Vet Liz Curtis, from Ryedale Vets, talks about how we can help our itchy pets.
Allergy related conditions are one of the most common problems we see in dogs and cats. They can present in all forms from upset tummies, runny eyes, sneezing and itchiness to name a few.
Another problem that is not as obvious but often associated with food allergies in dogs is repeated ear infections. As vets, we often see dogs who have been previously treated for an ear infection coming back with the same problem a few weeks later.
Their ears are often red and sore and full of yeasty wax. Treatment to control the discomfort and infection is always given, but at this point, we also have a chat about diet and see if we can start a ‘novel protein diet’.
A novel protein diet is a diet based on a protein that the dog has not come into contact with before. Often a fish-based diet is a good starting point as it seems to be a less readily available source of protein compared with poultry or beef and therefore in my experience is less likely to cause allergy reactions, but as always every patient is different. We advise owners to be careful when selecting food for a food trial and to make sure they look at the ingredients to see that ‘fish’ or whatever protein source they choose to try is the ONLY source of protein in the food. Often cheaper dog food brands have more than one protein source to make up the protein percentage in the food and so what is on the front of the bag is often not what is actually in the bag! If owners are particularly concerned about what protein to select we can also source a ‘hydrolysed’ diet which means the protein in the diet has been broken down so small it is highly unlikely to be recognised as an allergen by the body at all. A diet trial should last for at least 6 weeks and during this time owners are encouraged to stick as closely as they can to the single protein source they have chosen this includes treats given outside meal times.

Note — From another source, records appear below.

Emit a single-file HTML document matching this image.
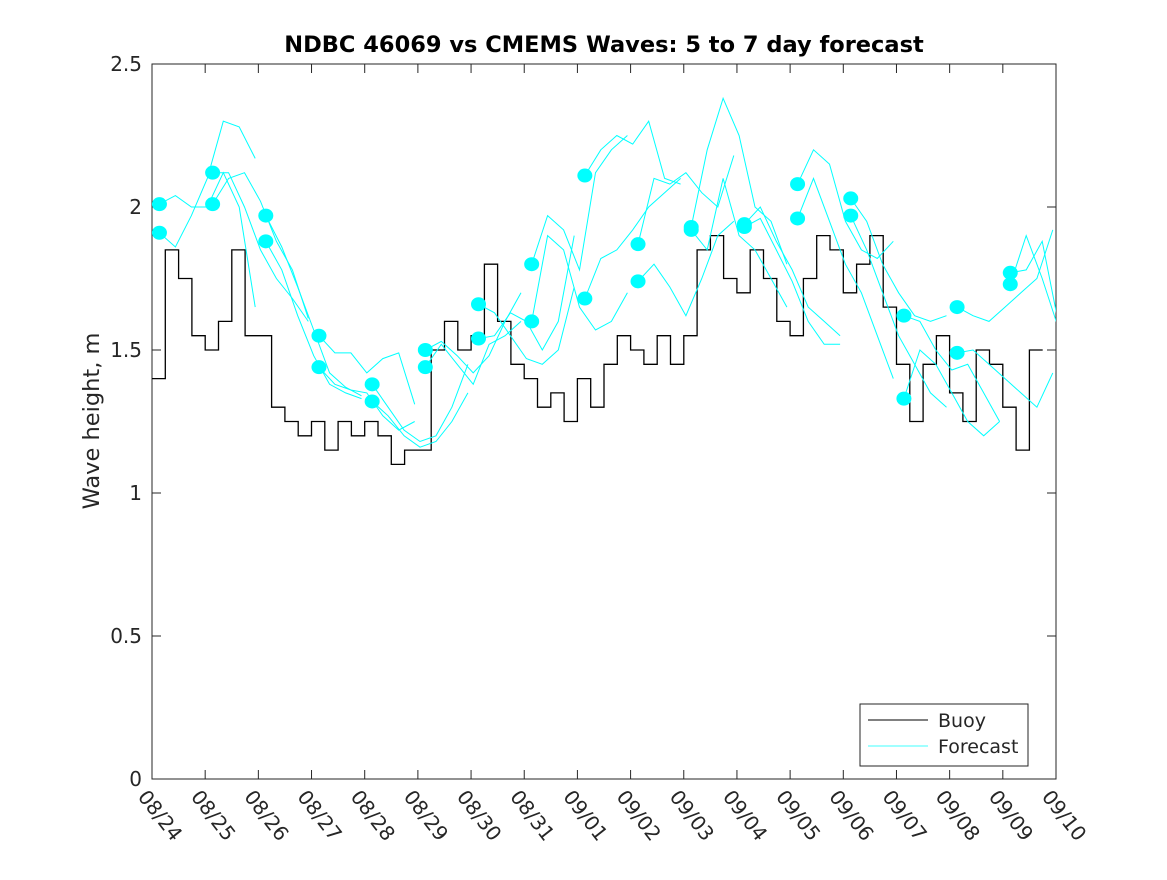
<!DOCTYPE html>
<html><head><meta charset="utf-8"><style>
body{margin:0;background:#fff;}
svg text{font-family:"DejaVu Sans","Liberation Sans",sans-serif;fill:#262626;}
</style></head><body>
<svg id="chart" width="1167" height="875" viewBox="0 0 1167 875" xmlns="http://www.w3.org/2000/svg">
<rect width="1167" height="875" fill="#fff"/>
<defs><clipPath id="pc"><rect x="152" y="64" width="904" height="715"/></clipPath></defs>
<text x="604" y="52" text-anchor="middle" font-size="22.5" font-weight="bold" style="fill:#000">NDBC 46069 vs CMEMS Waves: 5 to 7 day forecast</text>
<text transform="translate(99,421) rotate(-90)" text-anchor="middle" font-size="22.5">Wave height, m</text>
<rect x="152" y="64" width="904" height="715" fill="none" stroke="#262626" stroke-width="1"/>
<g id="axes"></g>
<g id="series" clip-path="url(#pc)"></g>
<g id="dots"></g>
<g>
<rect x="860" y="704" width="168" height="62" fill="#fff" stroke="#262626"/>
<line x1="868" y1="720" x2="928" y2="720" stroke="#000"/>
<text x="938" y="727" font-size="19">Buoy</text>
<line x1="868" y1="746" x2="928" y2="746" stroke="#00ffff" stroke-width="0.7"/>
<text x="938" y="753" font-size="19">Forecast</text>
</g>
</svg>
<script>
const xTickLabels=["08/24","08/25","08/26","08/27","08/28","08/29","08/30","08/31","09/01","09/02","09/03","09/04","09/05","09/06","09/07","09/08","09/09","09/10"];
const yTicks=[0,0.5,1,1.5,2,2.5];
const buoy=[1.4,1.85,1.75,1.55, 1.5,1.6,1.85,1.55, 1.55,1.3,1.25,1.2, 1.25,1.15,1.25,1.2, 1.25,1.2,1.1,1.15, 1.15,1.5,1.6,1.5, 1.55,1.8,1.6,1.45, 1.4,1.3,1.35,1.25, 1.4,1.3,1.45,1.55, 1.5,1.45,1.55,1.45, 1.55,1.85,1.9,1.75, 1.7,1.85,1.75,1.6, 1.55,1.75,1.9,1.85, 1.7,1.8,1.9,1.65, 1.45,1.25,1.45,1.55, 1.35,1.25,1.5,1.45, 1.3,1.15,1.5];
const fcA=[
[2.01,2.04,2.0,2.0,2.12,2.0,1.65],
[2.12,2.12,2.0,1.85,1.75,1.68,1.60],
[1.97,1.86,1.72,1.57,1.42,1.37,1.34],
[1.55,1.49,1.49,1.42,1.47,1.49,1.31],
[1.38,1.3,1.22,1.18,1.2,1.3,1.45],
[1.50,1.53,1.48,1.42,1.48,1.60,1.7],
[1.66,1.63,1.55,1.47,1.45,1.5,1.72],
[1.80,1.97,1.92,1.78,2.12,2.2,2.25],
[2.11,2.2,2.25,2.22,2.3,2.1,2.08],
[1.87,2.1,2.08,2.12,2.05,2.0,2.18],
[1.93,2.2,2.38,2.25,2.0,1.95,1.8],
[1.94,2.0,1.88,1.78,1.65,1.6,1.55],
[2.08,2.2,2.15,1.95,1.85,1.82,1.88],
[2.03,1.95,1.8,1.7,1.62,1.6,1.62],
[1.62,1.6,1.5,1.43,1.45,1.35,1.25],
[1.65,1.62,1.6,1.65,1.7,1.75,1.92],
[1.77,1.78,1.88,1.6,1.45,1.38,1.38]];
const fcB=[
[1.91,1.86,1.97,2.1,2.30,2.28,2.17],
[2.01,2.1,2.12,2.02,1.88,1.78,1.61],
[1.88,1.78,1.62,1.48,1.38,1.35,1.33],
[1.44,1.38,1.36,1.35,1.27,1.22,1.25],
[1.32,1.27,1.2,1.16,1.18,1.25,1.35],
[1.44,1.52,1.45,1.38,1.52,1.55,1.6],
[1.54,1.55,1.63,1.6,1.5,1.6,1.9],
[1.60,1.9,1.85,1.65,1.57,1.6,1.7],
[1.68,1.82,1.85,1.92,2.0,2.05,2.1],
[1.74,1.8,1.72,1.62,1.75,1.9,1.95],
[1.92,1.85,2.1,1.9,1.85,1.75,1.65],
[1.93,1.96,1.85,1.74,1.6,1.52,1.52],
[1.96,2.1,1.95,1.8,1.7,1.55,1.4],
[1.97,1.85,1.7,1.55,1.45,1.35,1.3],
[1.33,1.5,1.45,1.35,1.25,1.2,1.25],
[1.49,1.5,1.45,1.4,1.35,1.3,1.42],
[1.73,1.9,1.75,1.58,1.42,1.35,1.27]];
const NS="http://www.w3.org/2000/svg";
const X0=152,X1=1056,Y0=779,Y1=64;
const xs=d=>X0+(X1-X0)*d/17;
const ys=v=>Y0-(Y0-Y1)*v/2.5;
function mk(t,a,p){const e=document.createElementNS(NS,t);for(const k in a)e.setAttribute(k,a[k]);p.appendChild(e);return e;}
const ax=document.getElementById('axes');
xTickLabels.forEach((l,i)=>{const x=xs(i);
const t1=mk('line',{x1:x,y1:Y0,x2:x,y2:Y0-9,stroke:'#262626'},ax);


const t2=mk('line',{x1:x,y1:Y1,x2:x,y2:Y1+9,stroke:'#262626'},ax);


const tx=mk('text',{transform:`translate(${x-15},${797}) rotate(52)`,'font-size':20},ax);tx.textContent=l;

});
yTicks.forEach(v=>{const y=ys(v);
const t1=mk('line',{x1:X0,y1:y,x2:X0+9,y2:y,stroke:'#262626'},ax);


const t2=mk('line',{x1:X1,y1:y,x2:X1-9,y2:y,stroke:'#262626'},ax);


const tx=mk('text',{x:X0-10,y:y+7,'text-anchor':'end','font-size':20},ax);tx.textContent=String(v);

});
const sg=document.getElementById('series');
let d='';buoy.forEach((v,i)=>{const x=xs(i*0.25),y=ys(v);d+=(i?`H${x.toFixed(1)}V${y.toFixed(1)}`:`M${x.toFixed(1)},${y.toFixed(1)}`);});
d+=`H${xs(buoy.length*0.25).toFixed(1)}`;
const bl=mk('path',{d:d,fill:'none',stroke:'#000','stroke-width':1.3},sg);


const dg=document.getElementById('dots');
[fcA,fcB].forEach((set,si)=>set.forEach((vals,k)=>{
const pts=vals.map((v,j)=>`${xs(k+0.14+j*0.3).toFixed(1)},${ys(v).toFixed(1)}`).join(' ');
const pl=mk('polyline',{points:pts,fill:'none',stroke:'#00ffff','stroke-width':1},sg);


const c=mk('ellipse',{cx:xs(k+0.14),cy:ys(vals[0]),rx:7.5,ry:7,fill:'#00ffff'},dg);


}));
</script>
</body></html>
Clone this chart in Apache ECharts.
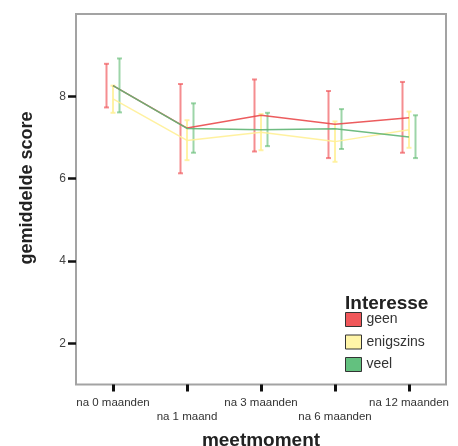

It is worth mentioning that ear disease is a multifactorial problem meaning infections are often caused by more than one factor. Characteristics of the ear including pinna formation, ear canal size and amount of hair can all contribute to continued problems as well as the lifestyle of the dog i.e. swimming. Diet is just one factor, but it is an important factor that often gets overlooked and is definitely worth considering if your dog has repeat ear infections.